I found myself screaming at the TV the other day when a “fiscally conservative” candidate was saying that “it’s not fair to spend all this money now and have our kids burdened to pay it back”.  I can’t even write the vile stuff coming out of my mouth at full volume but suffice it to say that these politicians are so full of [email protected]%! that it’s dangerous to even be in the same room with them.  What no one is saying is that it’s not the fiscal cliff that we should be worried about, it’s the actual IMPACT with the ground that’s coming.

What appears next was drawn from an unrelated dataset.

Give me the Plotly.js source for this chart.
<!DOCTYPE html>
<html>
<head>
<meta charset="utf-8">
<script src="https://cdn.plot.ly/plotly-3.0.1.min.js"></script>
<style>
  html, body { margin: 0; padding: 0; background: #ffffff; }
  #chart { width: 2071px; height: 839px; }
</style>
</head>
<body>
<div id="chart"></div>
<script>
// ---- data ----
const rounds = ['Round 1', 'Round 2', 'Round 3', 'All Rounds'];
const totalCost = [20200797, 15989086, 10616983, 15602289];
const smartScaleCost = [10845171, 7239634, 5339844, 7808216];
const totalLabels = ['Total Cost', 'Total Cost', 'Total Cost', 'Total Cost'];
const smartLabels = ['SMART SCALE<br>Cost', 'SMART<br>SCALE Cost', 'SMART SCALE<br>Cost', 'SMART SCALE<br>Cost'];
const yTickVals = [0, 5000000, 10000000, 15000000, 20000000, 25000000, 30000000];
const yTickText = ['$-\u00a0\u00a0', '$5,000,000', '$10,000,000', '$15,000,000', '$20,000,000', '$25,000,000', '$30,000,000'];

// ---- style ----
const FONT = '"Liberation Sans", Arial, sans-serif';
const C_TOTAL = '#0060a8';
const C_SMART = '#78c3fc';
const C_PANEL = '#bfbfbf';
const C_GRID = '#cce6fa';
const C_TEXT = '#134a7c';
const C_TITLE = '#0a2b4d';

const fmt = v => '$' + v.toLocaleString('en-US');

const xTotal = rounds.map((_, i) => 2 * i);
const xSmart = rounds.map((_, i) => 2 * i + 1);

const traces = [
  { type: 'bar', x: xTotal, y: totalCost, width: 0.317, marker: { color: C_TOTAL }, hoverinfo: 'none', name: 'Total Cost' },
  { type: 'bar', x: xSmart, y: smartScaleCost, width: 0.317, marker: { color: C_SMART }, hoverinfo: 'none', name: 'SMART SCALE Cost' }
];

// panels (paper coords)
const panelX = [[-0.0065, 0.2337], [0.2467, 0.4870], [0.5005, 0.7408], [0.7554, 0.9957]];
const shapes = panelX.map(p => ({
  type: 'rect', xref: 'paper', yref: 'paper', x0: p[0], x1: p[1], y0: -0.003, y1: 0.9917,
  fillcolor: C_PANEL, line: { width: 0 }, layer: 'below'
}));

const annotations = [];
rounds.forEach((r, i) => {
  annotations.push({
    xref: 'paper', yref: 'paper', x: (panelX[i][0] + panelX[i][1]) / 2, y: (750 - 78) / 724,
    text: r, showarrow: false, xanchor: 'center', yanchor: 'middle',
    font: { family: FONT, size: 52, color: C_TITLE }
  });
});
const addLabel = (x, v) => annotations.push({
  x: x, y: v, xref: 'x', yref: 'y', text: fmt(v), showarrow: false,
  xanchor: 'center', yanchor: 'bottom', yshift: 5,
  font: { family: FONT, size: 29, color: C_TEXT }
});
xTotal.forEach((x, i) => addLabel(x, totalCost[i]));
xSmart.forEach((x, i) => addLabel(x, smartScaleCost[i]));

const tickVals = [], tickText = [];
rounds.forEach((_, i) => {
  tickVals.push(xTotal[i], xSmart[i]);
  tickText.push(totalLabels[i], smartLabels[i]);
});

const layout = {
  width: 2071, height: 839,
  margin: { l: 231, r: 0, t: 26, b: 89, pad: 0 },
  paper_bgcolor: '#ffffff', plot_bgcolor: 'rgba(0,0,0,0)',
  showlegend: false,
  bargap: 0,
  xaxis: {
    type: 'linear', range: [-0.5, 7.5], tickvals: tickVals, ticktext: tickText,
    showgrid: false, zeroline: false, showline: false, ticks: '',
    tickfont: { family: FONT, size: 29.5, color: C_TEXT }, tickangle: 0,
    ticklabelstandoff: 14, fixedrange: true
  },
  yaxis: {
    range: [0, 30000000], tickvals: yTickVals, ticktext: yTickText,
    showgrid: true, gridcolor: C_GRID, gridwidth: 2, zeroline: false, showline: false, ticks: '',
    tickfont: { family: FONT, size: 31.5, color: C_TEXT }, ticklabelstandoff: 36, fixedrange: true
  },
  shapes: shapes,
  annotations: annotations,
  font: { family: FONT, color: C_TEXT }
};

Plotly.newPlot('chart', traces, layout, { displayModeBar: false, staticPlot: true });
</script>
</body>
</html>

This talk of “fiscal cliff” assumes that there is a “cure” to the problems.  I assure you that mathematically under the present system, there is NO SOLUTION, period.  Yes I know, some will send me flaming e-mails telling me that we can “inflate” our way out, to which I say “yes, I know,  and they will try but it does not address the problem that the banking system and sovereign balance sheets are broke, busted, false and hollow.”  Hyperinflation has never, nor will ever be a viable solution.  So what if your Social Security check reads “$1 trillion” US Dollars if a tank of gas costs you $100 billion.  Hyperinflation is the END of a failed monetary system, not the beginning nor a cure.

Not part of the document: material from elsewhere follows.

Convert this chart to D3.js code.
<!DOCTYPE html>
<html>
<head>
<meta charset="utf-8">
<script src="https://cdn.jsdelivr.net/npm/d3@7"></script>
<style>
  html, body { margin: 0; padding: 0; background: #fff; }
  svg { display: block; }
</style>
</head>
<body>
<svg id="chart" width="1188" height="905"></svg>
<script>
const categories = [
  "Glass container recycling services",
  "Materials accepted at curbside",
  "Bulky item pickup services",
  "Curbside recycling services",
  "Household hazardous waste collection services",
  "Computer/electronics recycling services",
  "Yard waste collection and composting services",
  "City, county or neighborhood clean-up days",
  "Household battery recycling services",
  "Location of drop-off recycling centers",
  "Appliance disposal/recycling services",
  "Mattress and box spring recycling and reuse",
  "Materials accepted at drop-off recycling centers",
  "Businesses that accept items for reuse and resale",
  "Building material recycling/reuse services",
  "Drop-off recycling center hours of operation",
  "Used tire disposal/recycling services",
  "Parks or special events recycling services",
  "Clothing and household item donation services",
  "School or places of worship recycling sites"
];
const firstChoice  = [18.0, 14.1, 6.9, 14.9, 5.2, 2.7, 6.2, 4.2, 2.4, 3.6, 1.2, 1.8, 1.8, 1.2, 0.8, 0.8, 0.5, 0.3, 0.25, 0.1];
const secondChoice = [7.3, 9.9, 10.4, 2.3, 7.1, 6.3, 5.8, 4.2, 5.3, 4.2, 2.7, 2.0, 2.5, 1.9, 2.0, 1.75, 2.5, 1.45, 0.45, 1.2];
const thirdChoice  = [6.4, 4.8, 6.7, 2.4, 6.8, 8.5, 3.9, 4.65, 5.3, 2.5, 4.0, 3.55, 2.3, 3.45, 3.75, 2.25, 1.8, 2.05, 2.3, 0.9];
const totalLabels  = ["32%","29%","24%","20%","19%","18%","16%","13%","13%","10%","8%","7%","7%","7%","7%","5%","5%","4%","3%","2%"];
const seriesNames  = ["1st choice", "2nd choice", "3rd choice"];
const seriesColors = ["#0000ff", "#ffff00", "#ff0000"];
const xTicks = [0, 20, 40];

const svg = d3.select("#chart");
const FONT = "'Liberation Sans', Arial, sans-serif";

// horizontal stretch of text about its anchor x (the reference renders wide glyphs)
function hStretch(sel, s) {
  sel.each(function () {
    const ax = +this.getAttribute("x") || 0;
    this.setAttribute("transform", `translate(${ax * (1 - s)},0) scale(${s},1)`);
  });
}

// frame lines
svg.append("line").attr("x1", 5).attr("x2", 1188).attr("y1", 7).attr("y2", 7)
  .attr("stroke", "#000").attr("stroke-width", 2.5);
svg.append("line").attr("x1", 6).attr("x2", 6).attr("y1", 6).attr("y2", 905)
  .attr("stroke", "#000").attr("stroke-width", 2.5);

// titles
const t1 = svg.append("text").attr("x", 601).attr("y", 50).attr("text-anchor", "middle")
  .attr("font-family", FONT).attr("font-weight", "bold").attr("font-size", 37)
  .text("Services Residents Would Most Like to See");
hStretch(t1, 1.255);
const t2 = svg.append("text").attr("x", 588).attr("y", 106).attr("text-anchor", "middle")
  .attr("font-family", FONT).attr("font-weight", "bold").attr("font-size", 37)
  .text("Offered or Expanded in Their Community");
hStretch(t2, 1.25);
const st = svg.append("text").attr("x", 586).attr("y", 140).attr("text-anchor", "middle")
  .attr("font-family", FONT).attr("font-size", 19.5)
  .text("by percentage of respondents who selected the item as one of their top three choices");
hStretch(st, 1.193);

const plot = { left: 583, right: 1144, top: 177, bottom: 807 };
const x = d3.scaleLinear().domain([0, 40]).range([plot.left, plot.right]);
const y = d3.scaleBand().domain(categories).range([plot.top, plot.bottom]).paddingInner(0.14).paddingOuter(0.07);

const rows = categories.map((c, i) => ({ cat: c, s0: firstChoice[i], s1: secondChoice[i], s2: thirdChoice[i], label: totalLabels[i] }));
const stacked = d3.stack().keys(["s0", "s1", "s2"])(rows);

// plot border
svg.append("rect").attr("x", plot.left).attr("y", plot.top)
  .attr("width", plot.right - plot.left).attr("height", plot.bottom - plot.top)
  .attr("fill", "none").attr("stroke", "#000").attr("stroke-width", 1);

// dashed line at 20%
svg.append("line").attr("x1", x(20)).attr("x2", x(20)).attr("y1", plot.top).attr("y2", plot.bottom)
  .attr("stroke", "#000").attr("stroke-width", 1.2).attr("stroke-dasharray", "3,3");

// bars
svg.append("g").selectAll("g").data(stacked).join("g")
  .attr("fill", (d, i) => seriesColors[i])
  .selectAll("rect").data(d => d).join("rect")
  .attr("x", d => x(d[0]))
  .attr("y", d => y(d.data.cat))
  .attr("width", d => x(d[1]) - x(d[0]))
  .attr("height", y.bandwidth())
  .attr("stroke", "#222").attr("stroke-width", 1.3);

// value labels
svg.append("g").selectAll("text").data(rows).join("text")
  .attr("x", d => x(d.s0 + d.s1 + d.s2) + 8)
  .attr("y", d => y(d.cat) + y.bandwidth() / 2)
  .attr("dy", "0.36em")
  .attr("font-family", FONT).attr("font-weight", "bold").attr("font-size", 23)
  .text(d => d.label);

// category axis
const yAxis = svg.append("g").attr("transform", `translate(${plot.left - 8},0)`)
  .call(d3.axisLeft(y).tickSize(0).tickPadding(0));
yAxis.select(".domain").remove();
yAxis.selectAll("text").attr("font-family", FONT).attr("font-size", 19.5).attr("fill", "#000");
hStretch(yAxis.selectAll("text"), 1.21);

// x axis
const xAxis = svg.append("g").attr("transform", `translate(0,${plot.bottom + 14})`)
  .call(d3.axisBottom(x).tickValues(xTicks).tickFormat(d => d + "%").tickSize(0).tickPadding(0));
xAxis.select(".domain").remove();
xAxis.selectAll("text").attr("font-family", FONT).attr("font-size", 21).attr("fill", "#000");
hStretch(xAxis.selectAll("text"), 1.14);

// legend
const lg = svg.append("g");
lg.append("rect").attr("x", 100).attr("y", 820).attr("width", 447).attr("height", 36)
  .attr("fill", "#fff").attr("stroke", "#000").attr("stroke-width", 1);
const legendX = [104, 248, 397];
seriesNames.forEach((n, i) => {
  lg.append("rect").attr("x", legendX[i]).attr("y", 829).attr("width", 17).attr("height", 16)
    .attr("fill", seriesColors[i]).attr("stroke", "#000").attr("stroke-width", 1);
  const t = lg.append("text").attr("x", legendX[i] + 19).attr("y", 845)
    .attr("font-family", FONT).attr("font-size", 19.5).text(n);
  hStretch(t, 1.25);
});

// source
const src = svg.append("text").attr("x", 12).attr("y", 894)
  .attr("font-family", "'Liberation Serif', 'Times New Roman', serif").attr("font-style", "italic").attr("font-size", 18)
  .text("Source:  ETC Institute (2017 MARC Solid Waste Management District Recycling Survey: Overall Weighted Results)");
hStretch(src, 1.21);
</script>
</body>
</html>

Think of it this way, a car only has a gas pedal or a brake.  When you are already in Wile E. Coyote mode, floor the gas or stomp the brake, it doesn’t matter.  The time to have used the brakes was back in the late 1980’s or 90’s.  Today, “austerity” is totally out of the question.  Any use of austerity will kill the economy within days if not the next day that the markets open because traders know as well as ordinary people that the system has become a crack addict that no “rehab” can cure.  We are even past the point of “inflate or die” now, yes, “inflating” will prolong the death for a time (and it may not be much time at that), but the currency and banking systems will approach “zero and worthlessness” as the inflation gas pedal gets pressed harder and harder.

Confidence is THE only thing left and confidence is a very fickle animal at best.  Some say that “you can’t eat Gold”, but you can exchange Gold for food.  You can’t eat “confidence” either, but, while their is confidence you can exchange it for food.  The problem is that confidence can, has many times in the past, and will soon again evaporate overnight.  Gold on the other hand has never ever performed this trick of “evaporating” overnight.

We have taken the “greater fool theory” to another level.  We have taken it to the point where people believe that since others are greater “fools” than they, it is OK to stay in the game because we are smart enough to exit in time.  I say “another level” because of the length of time and heights foolishness we’ve attained.  All one needs to do is look at Citigroup’s earnings and how they were created by recipe (or the credit rating of the US), …and the stock is being bought?  The problem is this, there are not enough seconds in the day to allow PT Barnum’s famous saying about “fools” to work much longer.  And speaking of “fools”, I think Nixon misspoke and meant to say, “We’re all fools now!”